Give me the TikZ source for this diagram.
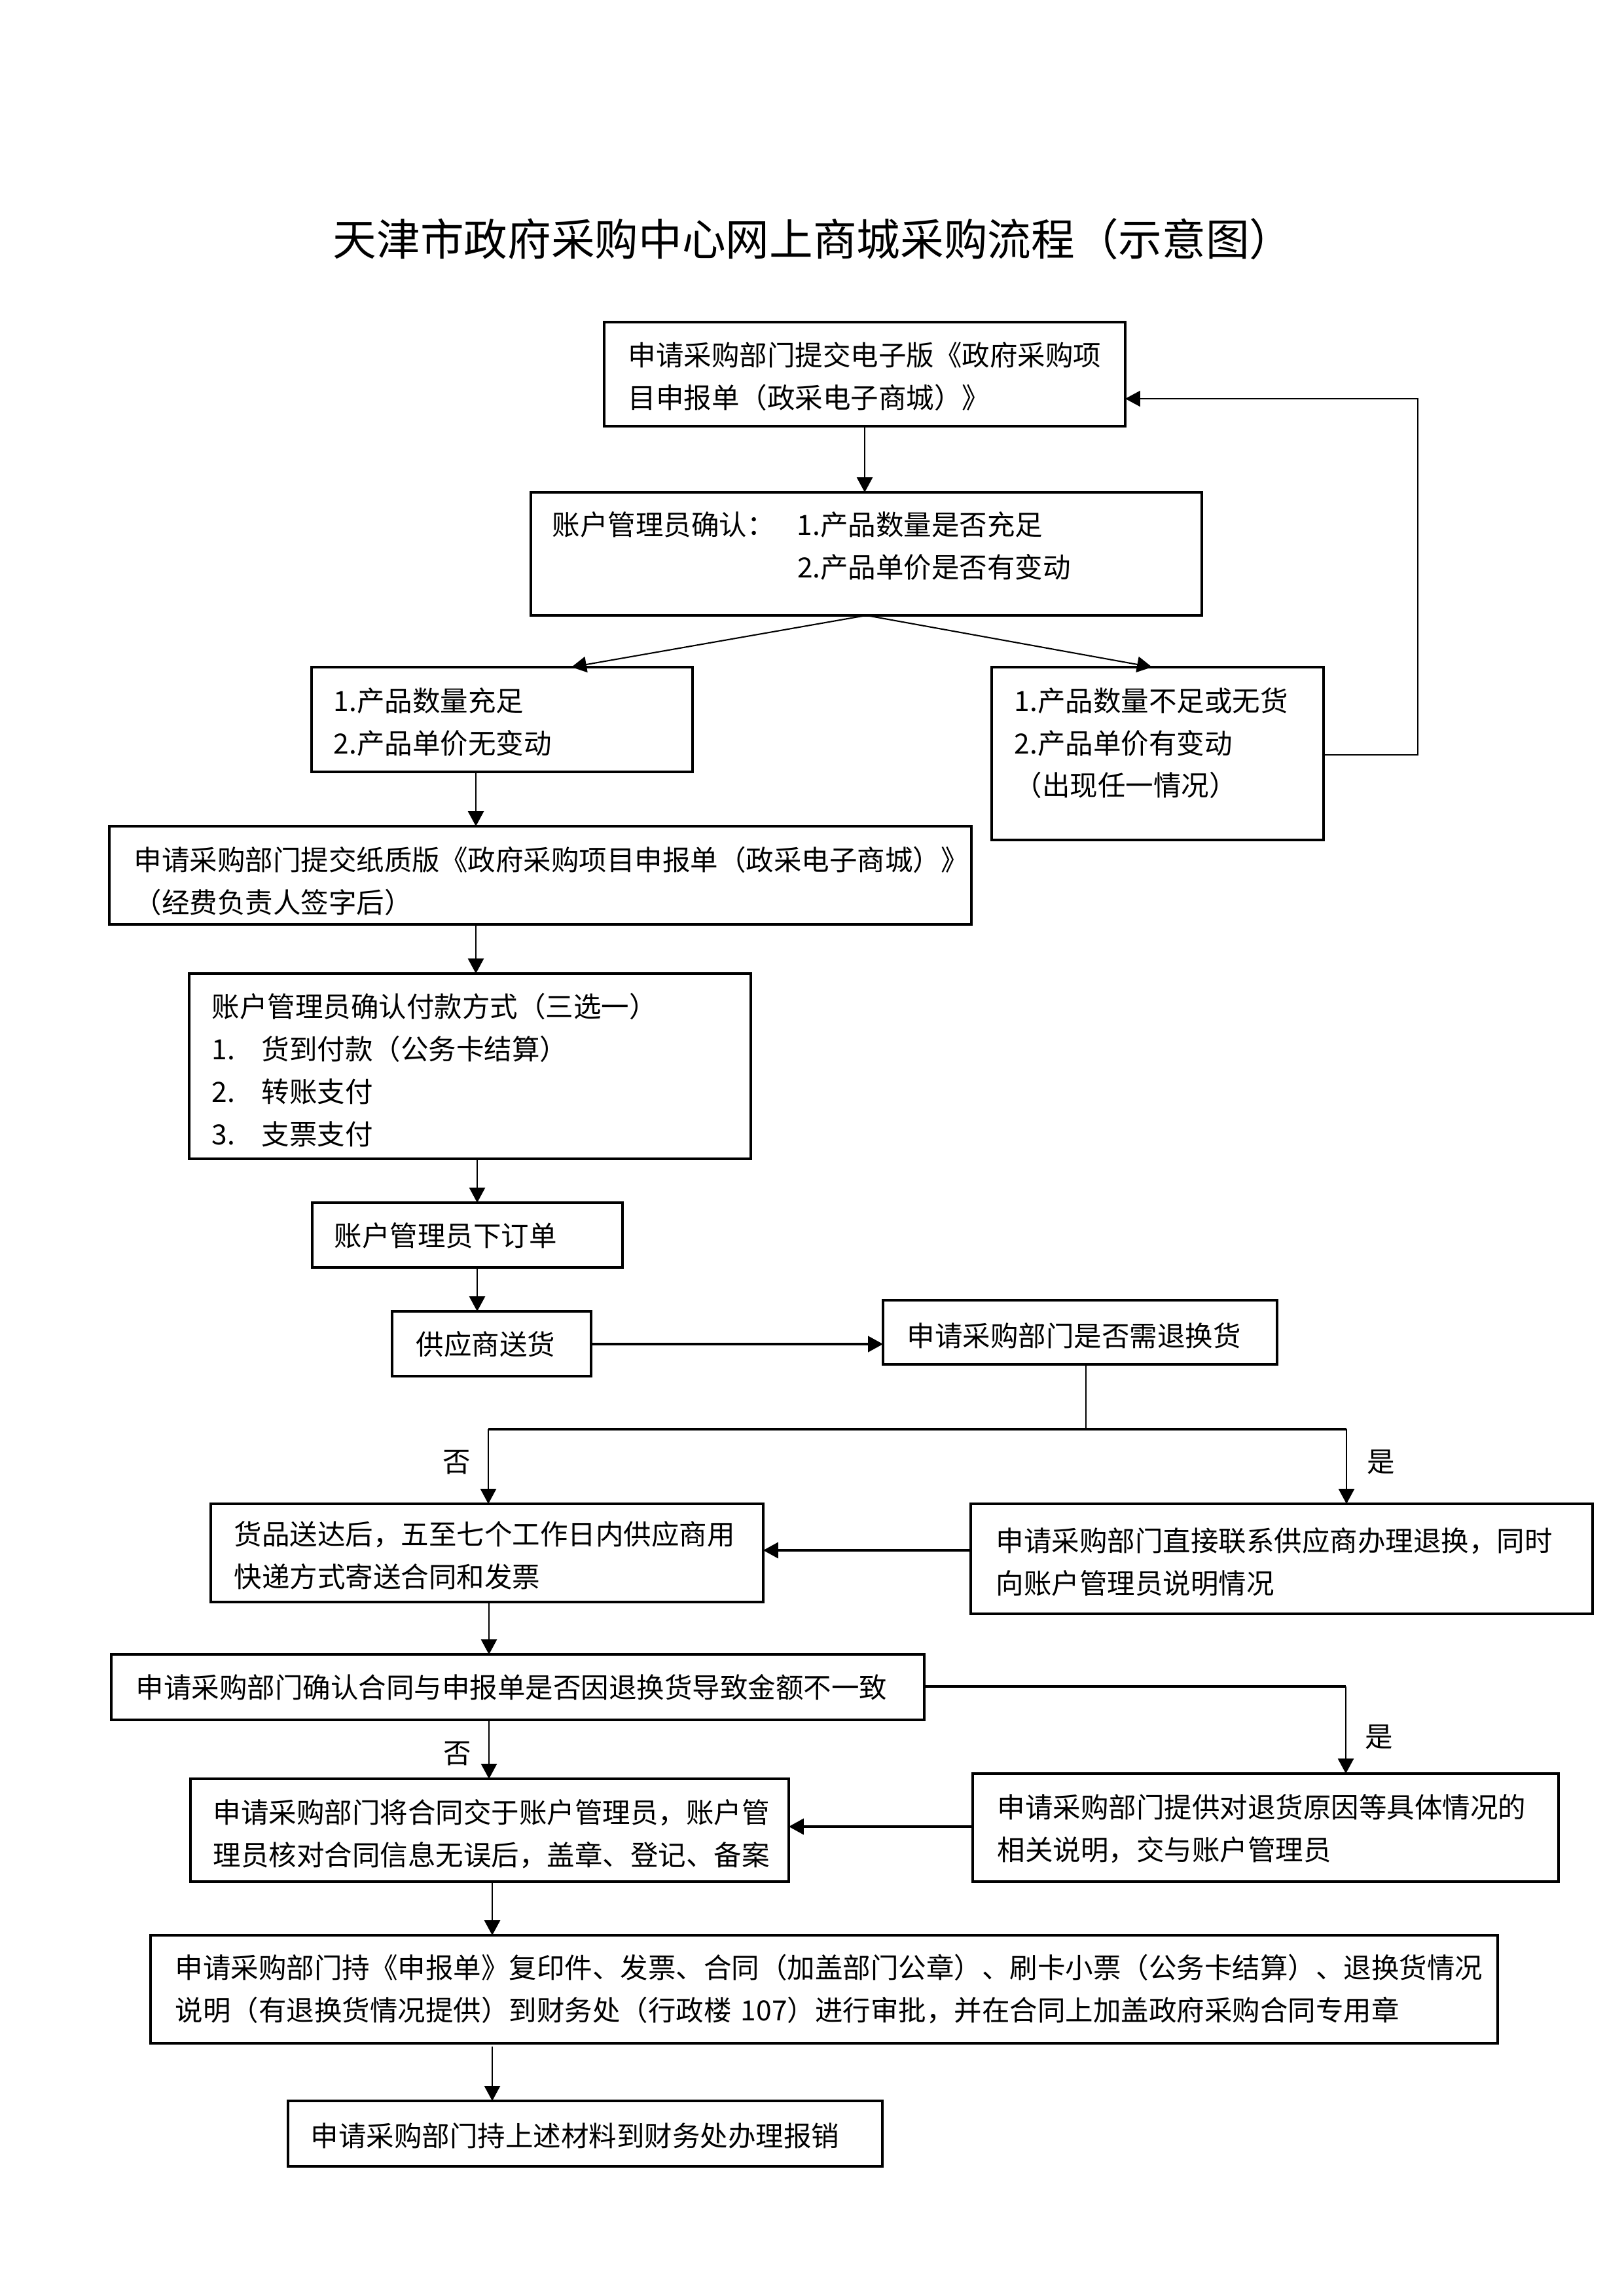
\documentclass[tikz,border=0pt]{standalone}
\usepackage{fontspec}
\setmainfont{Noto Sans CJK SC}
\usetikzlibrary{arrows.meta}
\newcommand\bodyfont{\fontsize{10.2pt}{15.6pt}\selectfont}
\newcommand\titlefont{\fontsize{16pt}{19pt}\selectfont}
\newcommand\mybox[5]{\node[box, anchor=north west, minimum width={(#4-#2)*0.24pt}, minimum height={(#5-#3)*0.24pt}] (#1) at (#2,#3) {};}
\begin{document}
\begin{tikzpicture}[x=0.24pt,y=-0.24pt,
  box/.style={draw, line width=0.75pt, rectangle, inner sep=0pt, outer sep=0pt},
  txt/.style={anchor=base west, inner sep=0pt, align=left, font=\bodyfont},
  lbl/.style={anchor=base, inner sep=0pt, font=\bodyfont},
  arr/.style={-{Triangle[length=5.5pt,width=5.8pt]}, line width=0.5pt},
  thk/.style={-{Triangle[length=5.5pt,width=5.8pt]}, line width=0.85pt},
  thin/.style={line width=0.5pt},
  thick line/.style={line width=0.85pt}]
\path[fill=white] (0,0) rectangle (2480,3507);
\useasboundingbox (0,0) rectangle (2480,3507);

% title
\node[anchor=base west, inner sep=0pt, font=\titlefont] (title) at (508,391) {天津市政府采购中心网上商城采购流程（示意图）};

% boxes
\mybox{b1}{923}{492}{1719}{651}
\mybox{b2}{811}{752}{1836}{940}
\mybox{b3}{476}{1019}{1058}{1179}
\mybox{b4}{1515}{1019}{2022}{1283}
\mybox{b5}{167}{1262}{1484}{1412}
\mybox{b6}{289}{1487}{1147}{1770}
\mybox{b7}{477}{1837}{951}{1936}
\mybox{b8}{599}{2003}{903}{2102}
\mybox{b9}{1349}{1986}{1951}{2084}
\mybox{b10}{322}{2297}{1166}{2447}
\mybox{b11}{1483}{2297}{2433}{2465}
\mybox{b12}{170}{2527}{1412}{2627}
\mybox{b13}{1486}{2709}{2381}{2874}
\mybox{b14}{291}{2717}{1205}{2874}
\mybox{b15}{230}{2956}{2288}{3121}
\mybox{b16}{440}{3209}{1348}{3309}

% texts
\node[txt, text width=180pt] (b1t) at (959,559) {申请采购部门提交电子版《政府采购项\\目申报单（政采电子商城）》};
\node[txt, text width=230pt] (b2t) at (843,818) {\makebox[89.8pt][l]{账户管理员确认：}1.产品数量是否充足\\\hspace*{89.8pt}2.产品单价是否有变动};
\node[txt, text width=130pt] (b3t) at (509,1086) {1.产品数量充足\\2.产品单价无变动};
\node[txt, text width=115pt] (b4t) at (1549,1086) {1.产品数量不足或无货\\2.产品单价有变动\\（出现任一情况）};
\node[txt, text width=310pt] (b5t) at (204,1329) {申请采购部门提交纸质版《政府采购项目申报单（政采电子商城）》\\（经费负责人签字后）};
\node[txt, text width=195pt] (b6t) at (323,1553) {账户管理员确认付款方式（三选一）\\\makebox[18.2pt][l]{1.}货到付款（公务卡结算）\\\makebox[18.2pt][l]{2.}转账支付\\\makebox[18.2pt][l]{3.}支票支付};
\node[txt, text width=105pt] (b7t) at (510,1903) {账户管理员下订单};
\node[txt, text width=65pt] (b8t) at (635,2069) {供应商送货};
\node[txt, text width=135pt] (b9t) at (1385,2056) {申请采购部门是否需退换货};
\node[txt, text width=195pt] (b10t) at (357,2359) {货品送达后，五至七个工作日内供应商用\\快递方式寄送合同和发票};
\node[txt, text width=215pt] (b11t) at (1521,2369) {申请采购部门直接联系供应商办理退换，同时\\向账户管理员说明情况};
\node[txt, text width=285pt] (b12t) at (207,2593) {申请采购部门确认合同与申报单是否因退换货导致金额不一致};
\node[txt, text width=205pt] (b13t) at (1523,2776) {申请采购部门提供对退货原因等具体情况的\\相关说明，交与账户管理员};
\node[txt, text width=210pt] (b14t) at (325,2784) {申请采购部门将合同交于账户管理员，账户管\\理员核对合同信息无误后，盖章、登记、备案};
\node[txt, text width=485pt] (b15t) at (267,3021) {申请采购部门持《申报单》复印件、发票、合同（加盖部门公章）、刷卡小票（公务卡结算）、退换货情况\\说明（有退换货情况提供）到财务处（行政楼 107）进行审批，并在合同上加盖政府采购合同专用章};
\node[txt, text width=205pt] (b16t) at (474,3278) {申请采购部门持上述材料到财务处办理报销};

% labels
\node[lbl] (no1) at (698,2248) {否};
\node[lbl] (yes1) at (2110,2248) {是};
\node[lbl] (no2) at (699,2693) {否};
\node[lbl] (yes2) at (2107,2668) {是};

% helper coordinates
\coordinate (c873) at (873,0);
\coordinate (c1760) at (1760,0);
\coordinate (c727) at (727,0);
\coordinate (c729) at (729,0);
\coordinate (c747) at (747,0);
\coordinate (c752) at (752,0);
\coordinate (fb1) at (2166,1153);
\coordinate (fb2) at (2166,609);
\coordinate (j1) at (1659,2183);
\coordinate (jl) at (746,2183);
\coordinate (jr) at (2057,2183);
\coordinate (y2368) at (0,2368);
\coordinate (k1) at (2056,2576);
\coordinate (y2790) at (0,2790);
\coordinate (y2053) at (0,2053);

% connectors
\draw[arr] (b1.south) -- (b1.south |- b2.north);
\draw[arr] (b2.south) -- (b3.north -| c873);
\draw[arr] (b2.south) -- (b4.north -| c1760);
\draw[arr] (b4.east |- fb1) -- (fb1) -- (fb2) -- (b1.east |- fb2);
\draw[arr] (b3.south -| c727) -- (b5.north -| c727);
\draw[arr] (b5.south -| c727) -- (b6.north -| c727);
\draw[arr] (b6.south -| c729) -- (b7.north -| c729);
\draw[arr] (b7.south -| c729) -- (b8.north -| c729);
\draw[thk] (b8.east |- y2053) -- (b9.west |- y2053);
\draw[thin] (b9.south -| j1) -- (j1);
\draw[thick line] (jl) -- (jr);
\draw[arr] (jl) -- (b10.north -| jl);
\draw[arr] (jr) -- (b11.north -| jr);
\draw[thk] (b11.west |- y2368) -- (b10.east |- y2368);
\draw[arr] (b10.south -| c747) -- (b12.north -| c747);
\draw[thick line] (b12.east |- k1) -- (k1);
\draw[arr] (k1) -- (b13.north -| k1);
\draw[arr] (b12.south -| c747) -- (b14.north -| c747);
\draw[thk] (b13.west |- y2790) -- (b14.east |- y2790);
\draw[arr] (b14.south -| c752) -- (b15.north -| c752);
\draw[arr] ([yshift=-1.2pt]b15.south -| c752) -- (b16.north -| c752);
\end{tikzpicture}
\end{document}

PROBLEM STATEMENT: Reproduce the data above word for word from its first line through the line that holds "inner sep=0pt, font=\titlefont]", both ends included; skip pictures.

THE ANSWER:
Give me the TikZ source for this diagram.
\documentclass[tikz,border=0pt]{standalone}
\usepackage{fontspec}
\setmainfont{Noto Sans CJK SC}
\usetikzlibrary{arrows.meta}
\newcommand\bodyfont{\fontsize{10.2pt}{15.6pt}\selectfont}
\newcommand\titlefont{\fontsize{16pt}{19pt}\selectfont}
\newcommand\mybox[5]{\node[box, anchor=north west, minimum width={(#4-#2)*0.24pt}, minimum height={(#5-#3)*0.24pt}] (#1) at (#2,#3) {};}
\begin{document}
\begin{tikzpicture}[x=0.24pt,y=-0.24pt,
  box/.style={draw, line width=0.75pt, rectangle, inner sep=0pt, outer sep=0pt},
  txt/.style={anchor=base west, inner sep=0pt, align=left, font=\bodyfont},
  lbl/.style={anchor=base, inner sep=0pt, font=\bodyfont},
  arr/.style={-{Triangle[length=5.5pt,width=5.8pt]}, line width=0.5pt},
  thk/.style={-{Triangle[length=5.5pt,width=5.8pt]}, line width=0.85pt},
  thin/.style={line width=0.5pt},
  thick line/.style={line width=0.85pt}]
\path[fill=white] (0,0) rectangle (2480,3507);
\useasboundingbox (0,0) rectangle (2480,3507);

% title
\node[anchor=base west, inner sep=0pt, font=\titlefont] (title) at (508,391) {天津市政府采购中心网上商城采购流程（示意图）};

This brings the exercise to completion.